A generation of marketers no longer understand the levers of marketing power and the young are taking over.
Middle aged business people have, mostly, become completely confused about marketing. Middle aged I may be but I’m not one of the confused. From many years’ experience in marketing I’ve learned that all the rules have changed, and have done so remarkably quickly. weblogright How? Well the things that once worked, like TV advertising, posters, print advertising, now cost more, deliver less, and often they no longer pay back. Why? The customers have moved elsewhere, and the young people know where they are.
Marketing has been evolving for a few thousand years ever since humans became farmers and over- produced for their own needs.
Initially it was just their own surplus that was taken to market and trade, later people aimed for a surplus to be able to take to market. The consequence was a need for selling, learning how to push more of what you make to people who do not necessarily need it. Later, as the process became more sophisticated, marketers began researching customers. They produced specifically for consumer needs and used advertising and PR to make them aware those needs could be satisfied. All of these were outbound marketing – techniques that tried to capture the customer’s attention when they were involved in some other activity – like reading the newspaper, watching TV or out at the cinema.
Now, the explosion in media and things to do has meant a huge body of people moving away from fitting in with pre-determined schedules. Cinema, TV, radio, theatre no longer controls what they do, they now choose what and when by using technology. Think of the iPod and iTunes, recorded TV that automatically extracts the advertising, the so-called ‘mobile phone’ that does everything except make it easy to call.
Above all, of course, there are the PC and the internet. These are the main source of the marketing revolution that is inbound marketing. This essentially means people, customers, are ignoring your advertising but searching you out when they want something. Today over 85% of new purchases for goods and services, private and business related, begin with an online search. There are people looking for you wanting to buy right now.
Are you hiding from them? Your website was built 3 to 5 years ago and has only been updated once since you built it. If you search your product and town the website is not on the front page of results. Effectively you DO NOT EXIST, you are invisible and your customers are going to your competitor.
There are five key things you must do: – reinvent your website with remarkable content – start writing interesting things to get customers regularly engaged – make certain you are found by search engines – get involved in social media – measure your marketing’s effectiveness and stop spending on what no longer works.
Be honest, look at your website. Is it a confused online brochure? Reinvent it as a hub of interest for your customers. Tell people what you do and how to engage with you. Regularly add short articles about using your products and services, add a blog and talk to them, let them talk to you. It is good to link with other interesting sites with related ideas, products and services, to aid their research. Visitors also love free stuff, free downloads of user guides or research are things you would happily give anyway, so position them as free. Give your website a clear purpose and make it obvious what that purpose is. If someone lands on your website for the first time you have perhaps only 4 seconds to engage them before they are gone to your competitor.

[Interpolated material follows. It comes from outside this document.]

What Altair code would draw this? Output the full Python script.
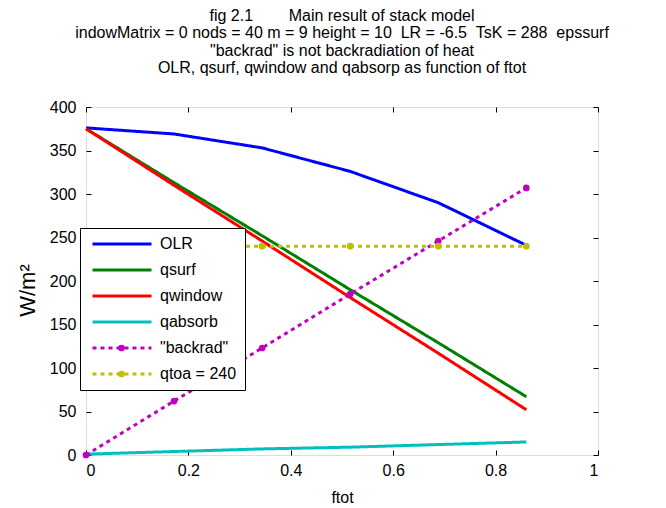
import altair as alt
import pandas as pd

ftot = [0.0, 0.172, 0.344, 0.516, 0.688, 0.86]
olr = [376, 369, 353, 326, 290, 241]
qsurf = [375, 313, 252, 190, 129, 67]
qwindow = [375, 310, 246, 181, 117, 52]
qabsorb = [1, 4, 7, 9, 12, 15]
backrad = [0, 62, 123, 185, 246, 307]
qtoa = [240, 240, 240, 240, 240, 240]

series_names = ["OLR", "qsurf", "qwindow", "qabsorb", "\"backrad\"", "qtoa = 240"]
series_vals = [olr, qsurf, qwindow, qabsorb, backrad, qtoa]
colors = ["#0000ff", "#008000", "#ff0000", "#00bfbf", "#bf00bf", "#bfbf00"]
dashes = [[1, 0], [1, 0], [1, 0], [1, 0], [4, 4], [4, 4]]
marker_series = ["\"backrad\"", "qtoa = 240"]
marker_colors = ["#bf00bf", "#bfbf00"]

x_ticks = [0, 0.2, 0.4, 0.6, 0.8, 1]
y_ticks = [0, 50, 100, 150, 200, 250, 300, 350, 400]

NB = "\u00a0"
title_lines = [
    "fig 2.1" + NB * 8 + "Main result of stack model",
    "indowMatrix = 0 nods = 40 m = 9 height = 10" + NB * 2 + "LR = -6.5" + NB * 2
    + "TsK = 288" + NB * 2 + "epssurf",
    "\"backrad\" is not backradiation of heat",
    "OLR, qsurf, qwindow and qabsorp as function of ftot",
]

rows = []
for name, vals in zip(series_names, series_vals):
    for f, v in zip(ftot, vals):
        rows.append({"series": name, "ftot": f, "value": v})
df = pd.DataFrame(rows)

FONT = "Liberation Sans"
xs = alt.Scale(domain=[0, 1], nice=False)
ys = alt.Scale(domain=[0, 400], nice=False)
cs = alt.Scale(domain=series_names, range=colors)
ds = alt.Scale(domain=series_names, range=dashes)
ms = alt.Scale(domain=marker_series, range=marker_colors)

leg = dict(title=None, orient="none", legendX=-6, legendY=121,
           symbolType="stroke", symbolSize=3481, symbolStrokeWidth=3,
           clipHeight=16, rowPadding=10, padding=8,
           labelFontSize=16, labelFont=FONT, labelColor="black",
           fillColor="white", strokeColor="black", labelOffset=7,
           symbolOffset=3, zindex=1)

lines = alt.Chart(df).mark_line(strokeWidth=3).encode(
    x=alt.X("ftot:Q", scale=xs, axis=alt.Axis(
        orient="bottom", title="ftot", values=x_ticks, format="g",
        tickSize=0, domain=False, grid=False, labelFontSize=16, labelFont=FONT,
        labelColor="black", labelPadding=7, titleFontSize=16, titleFont=FONT,
        titleFontWeight="normal", titleColor="black", titlePadding=11)),
    y=alt.Y("value:Q", scale=ys, axis=alt.Axis(
        orient="left", title="W/m²", values=y_ticks, format="d",
        tickSize=0, domain=False, grid=False, labelFontSize=16, labelFont=FONT,
        labelColor="black", labelPadding=10, titleFontSize=22, titleFont=FONT,
        titleFontWeight="normal", titleColor="black", titlePadding=10, titleY=183)),
    color=alt.Color("series:N", scale=cs, legend=alt.Legend(**leg)),
    strokeDash=alt.StrokeDash("series:N", scale=ds, legend=alt.Legend(**leg)),
    order=alt.Order("ftot:Q"),
)

points = alt.Chart(df).transform_filter(
    alt.FieldOneOfPredicate(field="series", oneOf=marker_series)
).mark_circle(size=45, opacity=1).encode(
    x=alt.X("ftot:Q", scale=xs, axis=None),
    y=alt.Y("value:Q", scale=ys, axis=None),
    fill=alt.Fill("series:N", scale=ms, legend=alt.Legend(
        title=None, orient="none", legendX=31, legendY=233, symbolType="circle",
        symbolSize=45, symbolOpacity=1, clipHeight=16, rowPadding=10, padding=0,
        labelExpr="''", labelFontSize=1, zindex=2)),
)

ticks_bl = alt.Chart(df).mark_point(opacity=0).encode(
    x=alt.X("ftot:Q", scale=xs, axis=alt.Axis(orient="bottom", labels=False, domain=False,
            grid=False, title=None, tickSize=5, tickColor="black", offset=-5, values=x_ticks)),
    y=alt.Y("value:Q", scale=ys, axis=alt.Axis(orient="left", labels=False, domain=False,
            grid=False, title=None, tickSize=5, tickColor="black", offset=-5, values=y_ticks)),
)
ticks_tr = alt.Chart(df).mark_point(opacity=0).encode(
    x=alt.X("ftot:Q", scale=xs, axis=alt.Axis(orient="top", labels=False, domain=False,
            grid=False, title=None, tickSize=5, tickColor="black", offset=-5, values=x_ticks)),
    y=alt.Y("value:Q", scale=ys, axis=alt.Axis(orient="right", labels=False, domain=False,
            grid=False, title=None, tickSize=5, tickColor="black", offset=-5, values=y_ticks)),
)

chart = alt.layer(lines, points, ticks_bl, ticks_tr).resolve_axis(
    x="independent", y="independent"
).properties(
    width=512, height=348,
    autosize=alt.AutoSizeParams(type="none"),
    padding={"left": 78, "top": 99, "right": 60, "bottom": 52},
    title=alt.TitleParams(text=title_lines, font=FONT, fontSize=16, fontWeight="normal",
                          color="black", lineHeight=17.5, anchor="middle", offset=23),
).configure_view(stroke="black", strokeWidth=1.5).configure(background="white")

chart.save("out.html", embed_options={"renderer": "svg", "actions": False})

You may find it an alien concept, but millions of people have online social lives, including many relationships with people they have never met. They are avid readers of what is happening through an informal web version of a diary or log, ‘blog’ is shortened from ‘web log’. You would be amazed at the interest there is in regularly-updated but random thoughts from your business, or, perhaps easier to grasp, the opportunity to comment on short articles. Your business needs to be active and get found on the so called ‘blogosphere’.
Get found by search engines: in the UK Google has about 90% of the market but Bing, owned by Microsoft, is working hard to change that. A process called search engine optimisation (SEO) first makes it easy for search engines to visit and find your site in order to rank it, then builds your site a reputation by checking the site is active (there are regular changes to its content) and by ranking for specific key words and phrases. Top ranked sites get on to the front results page of a search for your best key words, the words people search for you by.
Social media is perhaps the hardest concept for older and established business people to grasp. How could it possibly relate to business? Well, for starters close to 30% of the 17 to 35 year olds visiting one of these sites several times daily and close to 70% subscribe to Facebook, Twitter, LinkedIn, Plaxo, Dig, StumbleUpon, YouTube. They use them to connect with friends and friends of friends. They form groups and discuss, for hours. It is amazing the variety of things people are interested in, and that includes you. It need not be daunting to access them. Once you have worked out where you want to be and what you want to say, managing it can be simplified and centralised.